To reduce the noise, objective function with total variation (TV) regularization can be formulated as follows:

$$L(\textrm{x}) = \frac{1}{2} || \textrm{y} - A\textrm{x} ||_2^2 + \frac{\lambda}{2} ( ||D_x(\textrm{x})||_2^2 + ||D_y(\textrm{x})||_2^2 ),$$

where $\textrm{y}$ is measurement and $\textrm{x}$ defines reconstruction image (denoised image). $A$ is system operator (in this case, it is defined as CT system operator, called by radon transform). $D_x$ and $D_y$ are differential operators along x-axis and y-axis, respectively.

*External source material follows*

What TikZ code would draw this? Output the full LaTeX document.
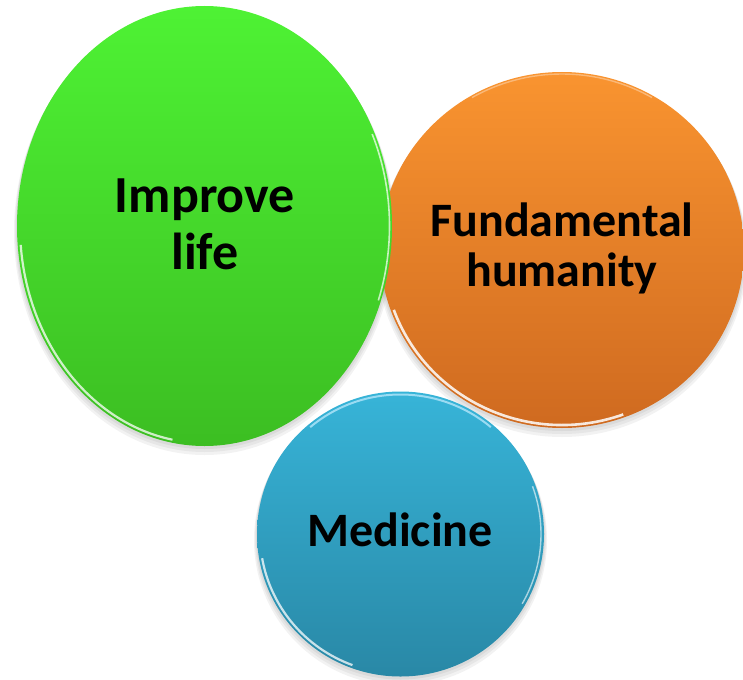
\documentclass[tikz,border=0pt]{standalone}
\usepackage{fontspec}
\setmainfont{Carlito}
\usetikzlibrary{shapes.geometric}
\definecolor{gTop}{HTML}{4EF234}
\definecolor{gBot}{HTML}{3CBE22}
\definecolor{oTop}{HTML}{F99430}
\definecolor{oBot}{HTML}{CF6A20}
\definecolor{bTop}{HTML}{37B4D8}
\definecolor{bBot}{HTML}{2988A6}
\tikzset{
  lbl/.style={font=\bfseries\fontsize{48}{54}\selectfont, text=black, inner sep=0pt, anchor=base},
  bigl/.style={font=\bfseries\fontsize{52}{58}\selectfont, text=black, inner sep=0pt, anchor=base},
  rim/.style={white, line width=2.2pt, opacity=0.75},
  shad/.style={black, opacity=0.05}
}
\begin{document}
\begin{tikzpicture}[x=1pt,y=-1pt]
\useasboundingbox (0,0) rectangle (743,679);
% shadows
\foreach \d in {2,4,6}{
  \fill[shad] (562,{250+\d}) ellipse [x radius={182+\d/2}, y radius={178+\d/2}];
  \fill[shad] (204.5,{226+\d}) ellipse [x radius={187.5+\d/2}, y radius={220+\d/2}];
  \fill[shad] (400.5,{534+\d}) ellipse [x radius={143.5+\d/2}, y radius={142.5+\d/2}];
}
% orange
\shade[top color=oTop, bottom color=oBot] (562,250) ellipse [x radius=182, y radius=178];
\draw[rim, line width=2.6pt, opacity=0.85] (562,250) ++(-200:179 and 175) arc [start angle=-200, end angle=-290, x radius=179, y radius=175];
\draw[oTop!50!white, line width=1.4pt, opacity=0.7] (562,250) ++(-60:180 and 176) arc [start angle=-60, end angle=-120, x radius=180, y radius=176];
% green
\shade[top color=gTop, bottom color=gBot] (204.5,226) ellipse [x radius=187.5, y radius=220];
\draw[rim] (204.5,226) ++(-185:184.5 and 217) arc [start angle=-185, end angle=-260, x radius=184.5, y radius=217];
\draw[white, line width=1.6pt, opacity=0.7] (204.5,226) ++(20:185 and 217.5) arc [start angle=20, end angle=-25, x radius=185, y radius=217.5];
% blue
\shade[top color=bTop, bottom color=bBot] (400.5,534) ellipse [x radius=143.5, y radius=142.5];
\draw[cyan!30!white, line width=2pt, opacity=0.8] (400.5,534) ++(-50:140.5 and 139.5) arc [start angle=-50, end angle=-130, x radius=140.5, y radius=139.5];
\draw[rim] (400.5,534) ++(-190:140.5 and 139.5) arc [start angle=-190, end angle=-250, x radius=140.5, y radius=139.5];
\draw[white, line width=1.4pt, opacity=0.6] (400.5,534) ++(30:140.5 and 139.5) arc [start angle=30, end angle=-20, x radius=140.5, y radius=139.5];
% labels
\node[bigl] (improve) at (205,212) {Improve};
\node[bigl] (life) at (205,269) {life};
\node[lbl] (fund) at (562,236) {Fundamental};
\node[lbl] (hum) at (562,286) {humanity};
\node[lbl] (med) at (400,546) {Medicine};
\end{tikzpicture}
\end{document}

In above equation, since each terms is quadratic function, an optimal point of $\textrm{x}$ is $\frac{d}{d\textrm{x}}L(x)=0$:

$$-A^T (\textrm{y} - A\textrm{x})+ \lambda( D_x^T D_x(\textrm{x}) + D_y^T D_y(\textrm{x})) = 0,$$

$$A^TA(\textrm{x}) + \lambda( D_x^T D_x(\textrm{x}) + D_y^T D_y(\textrm{x})) = A^T\textrm{y},$$

$$A^TA + \lambda( D_x^T D_x + D_y^T D_y) = A^T\textrm{y}.$$

To match the CG formula, $[A^TA + \lambda( D_x^T D_x + D_y^T D_y)]$ is defined as $A_{cg}$ and $A^T\textrm{y} = b$, then

$$\therefore A_{cg}(\textrm{x}) = b.$$

Now, above equation form $A_{cg}(\textrm{x}) = b$ is exactly matched with CG equation form $A(x)=b$. Using above reordered formula, optimal point $\textrm{x}^*$ of $L(\textrm{x})$ can be found.